One such nation was the Ukrainian People’s Republic, which existed only a few years before the Red Army came to reinstate Russian rule, this time under the hammer and sickle. It is in this brief interlude that the 2018 film Kruty 1918, directed by Aleksey Shaparev, takes place.
The film is clearly a metaphor for the Russian invasion of Ukraine in our own century. It begins and ends with a veteran of the ongoing war at a monument to the dead at the Battle of Kruty. It is a film that is in its own way deeply nationalistic, for good and for ill.
For good, it has a sincere sentimentality. After the first scene in the present, students in Kiev witness a call to fight the Bolshevik menace and sign up with no lack of love for their homeland. The film lovingly shows the civilian life of this independent Ukraine, giving you a sense of what these young men have signed up to defend.

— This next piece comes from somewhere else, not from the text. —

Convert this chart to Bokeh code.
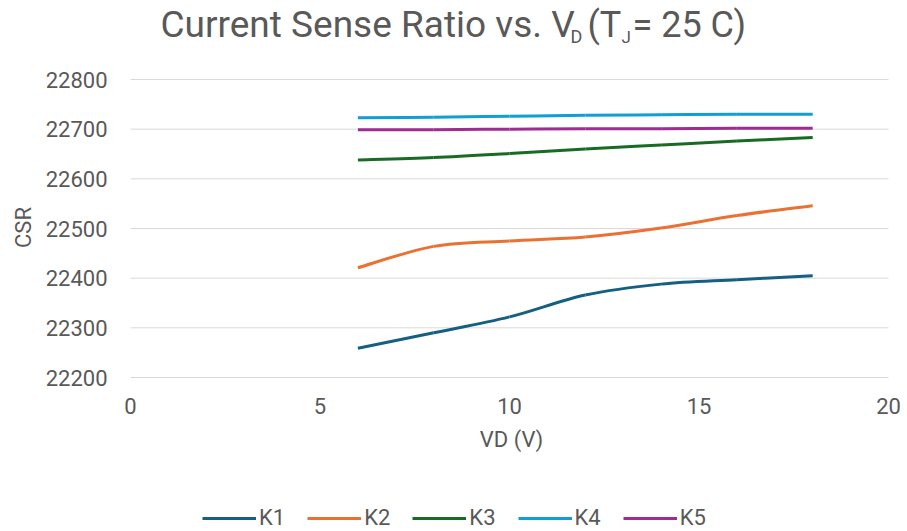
import math
from bokeh.plotting import figure
from bokeh.models import Range1d, Label, Legend, LegendItem, ColumnDataSource, FixedTicker
from bokeh.embed import file_html
from bokeh.resources import INLINE

# ---- data ----
vd = [6, 8, 10, 12, 14, 16, 18]
k1 = [22259, 22290, 22322, 22366, 22388, 22397, 22405]
k2 = [22421, 22464, 22475, 22483, 22501, 22526, 22546]
k3 = [22638, 22643, 22651, 22660, 22668, 22676, 22683]
k4 = [22723, 22724, 22726, 22728, 22729, 22730, 22730]
k5 = [22699, 22699, 22700, 22701, 22701, 22702, 22702]
series_names = ["K1", "K2", "K3", "K4", "K5"]
series_colors = ["#156082", "#E97132", "#196B24", "#0F9ED5", "#A02B93"]
x_ticks = [0, 5, 10, 15, 20]
y_ticks = [22200, 22300, 22400, 22500, 22600, 22700, 22800]

FONT = "Roboto"
GRAY = "#595959"

# layout (pixels): the plot area spans x 130..888 and y 79..377; the frame is
# extended beyond it so that title, legend and end tick labels are not clipped.
W, H = 907, 531
FRAME_LEFT = 115
PLOT_LEFT, PLOT_RIGHT = 130, 888
PLOT_TOP, PLOT_BOTTOM = 79, 377
x_lo, x_hi = min(x_ticks), max(x_ticks)
y_lo, y_hi = min(y_ticks), max(y_ticks)
upp_y = (y_hi - y_lo) / (PLOT_BOTTOM - PLOT_TOP)
upp_x = (x_hi - x_lo) / (PLOT_RIGHT - PLOT_LEFT)
x_start = x_lo - (PLOT_LEFT - FRAME_LEFT) * upp_x
x_end = x_hi + (W - PLOT_RIGHT) * upp_x
y_start = y_lo - (H - PLOT_BOTTOM) * upp_y
y_end = y_hi + PLOT_TOP * upp_y

p = figure(width=W, height=H, output_backend="svg", toolbar_location=None,
           x_range=Range1d(x_start, x_end), y_range=Range1d(y_start, y_end),
           min_border_left=FRAME_LEFT, min_border_right=0, min_border_top=0, min_border_bottom=0)
p.outline_line_color = None
p.grid.visible = False

for ax in (p.xaxis[0], p.yaxis[0]):
    ax.axis_line_color = None
    ax.major_tick_line_color = None
    ax.minor_tick_line_color = None
    ax.major_tick_out = 0
    ax.major_tick_in = 0
    ax.minor_tick_out = 0
    ax.major_label_text_font = FONT
    ax.major_label_text_font_size = "22px"
    ax.major_label_text_color = GRAY
    ax.axis_label_text_font = FONT
    ax.axis_label_text_font_size = "22px"
    ax.axis_label_text_color = GRAY
    ax.axis_label_text_font_style = "normal"

p.xaxis.ticker = FixedTicker(ticks=x_ticks)
p.yaxis.ticker = FixedTicker(ticks=y_ticks)
p.xaxis.fixed_location = y_lo
p.xaxis.axis_label = "VD (V)"
p.xaxis.major_label_standoff = 20
p.xaxis.axis_label_standoff = 10
p.yaxis.major_label_standoff = 8

# horizontal gridlines across the plot area only (at the y ticks)
p.segment(x0=[x_lo] * len(y_ticks), x1=[x_hi] * len(y_ticks), y0=y_ticks, y1=y_ticks,
          line_color="#D9D9D9", line_width=1)

# y-axis title as a rotated label in the left panel
p.add_layout(Label(x=6, y=H - 227, x_units="screen", y_units="screen", text="CSR",
                   angle=math.pi / 2, text_font=FONT, text_font_size="22px",
                   text_color=GRAY, text_align="center", text_baseline="middle"), "left")


def bezier_source(xs, ys):
    n = len(xs)
    P = list(zip(xs, ys))
    d = dict(x0=[], y0=[], x1=[], y1=[], cx0=[], cy0=[], cx1=[], cy1=[])
    for i in range(n - 1):
        p0 = P[i - 1] if i > 0 else P[i]
        p1 = P[i]
        p2 = P[i + 1]
        p3 = P[i + 2] if i + 2 < n else P[i + 1]
        d["x0"].append(p1[0]); d["y0"].append(p1[1])
        d["x1"].append(p2[0]); d["y1"].append(p2[1])
        d["cx0"].append(p1[0] + (p2[0] - p0[0]) / 6.0)
        d["cy0"].append(p1[1] + (p2[1] - p0[1]) / 6.0)
        d["cx1"].append(p2[0] - (p3[0] - p1[0]) / 6.0)
        d["cy1"].append(p2[1] - (p3[1] - p1[1]) / 6.0)
    return ColumnDataSource(d)


items = []
for name, ys, col in zip(series_names, [k1, k2, k3, k4, k5], series_colors):
    src = bezier_source(vd, ys)
    r = p.bezier(x0="x0", y0="y0", x1="x1", y1="y1", cx0="cx0", cy0="cy0",
                 cx1="cx1", cy1="cy1", source=src, line_color=col, line_width=3)
    items.append(LegendItem(label=name, renderers=[r]))

legend = Legend(items=items, orientation="horizontal", location=(202 - FRAME_LEFT, 1),
                padding=0, margin=0, spacing=22, glyph_width=54, glyph_height=20,
                label_standoff=3, label_height=20,
                label_text_font=FONT, label_text_font_size="22px", label_text_color=GRAY,
                border_line_color=None, background_fill_alpha=0)
p.add_layout(legend)

# title with subscripts (screen units from the frame's bottom-left corner)
title_parts = [
    ("Current Sense Ratio vs. V", 160, 24, "37px"),
    ("D", 570, 36, "18px"),
    ("(T", 587, 24, "36px"),
    ("J", 621, 36, "17px"),
    ("= 25 C)", 632, 24, "36px"),
]
for txt, px, py, fs in title_parts:
    p.add_layout(Label(x=px - FRAME_LEFT, y=H - py, x_units="screen", y_units="screen", text=txt,
                       text_font=FONT, text_font_size=fs, text_color=GRAY,
                       text_baseline="alphabetic", text_align="left"))

open("out.html", "w").write(file_html(p, INLINE))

For ill, this makes some of the antagonists hard to accept. Most of the Soviet characters are acceptable, but a German spy who is supporting the Red Army reminded me of a cross between Jack Nicholson’s Joker and Donald Pleasence’s Ernst Stavro Blofeld. This creates a jarring tonal dissonance between segments, with a believable bunch of Ukrainian soldiers against an opponent approaching a supervillain. An intricate spy plot involving Ukrainians, Soviets, Germans and French can be hard to follow. This could have been simplified a fair bit while retaining the basic idea.
To the film’s credit, it has good combat scenes. There are plenty of trenches, but only so many machine guns. I don’t know how accurate this is, but it is compelling viewing. The characters are put under great strain, and their story is enrapturing. We also get to see train-mounted machine guns, a rarity in World War I movies.
Whatever its flaws, there is a conviction in this film that surpasses many imperfections. Kruty 1918 was made in a country that is, at the moment of writing, an active warzone. Ukrainians feel their life is on the line in a way that simply hasn’t happened to the Western democracies since at least 1945, and you can feel it in this movie. In its way, it feels more honest, if that’s the right word, than many Hollywood productions. That earnestness is something that forgives a lot.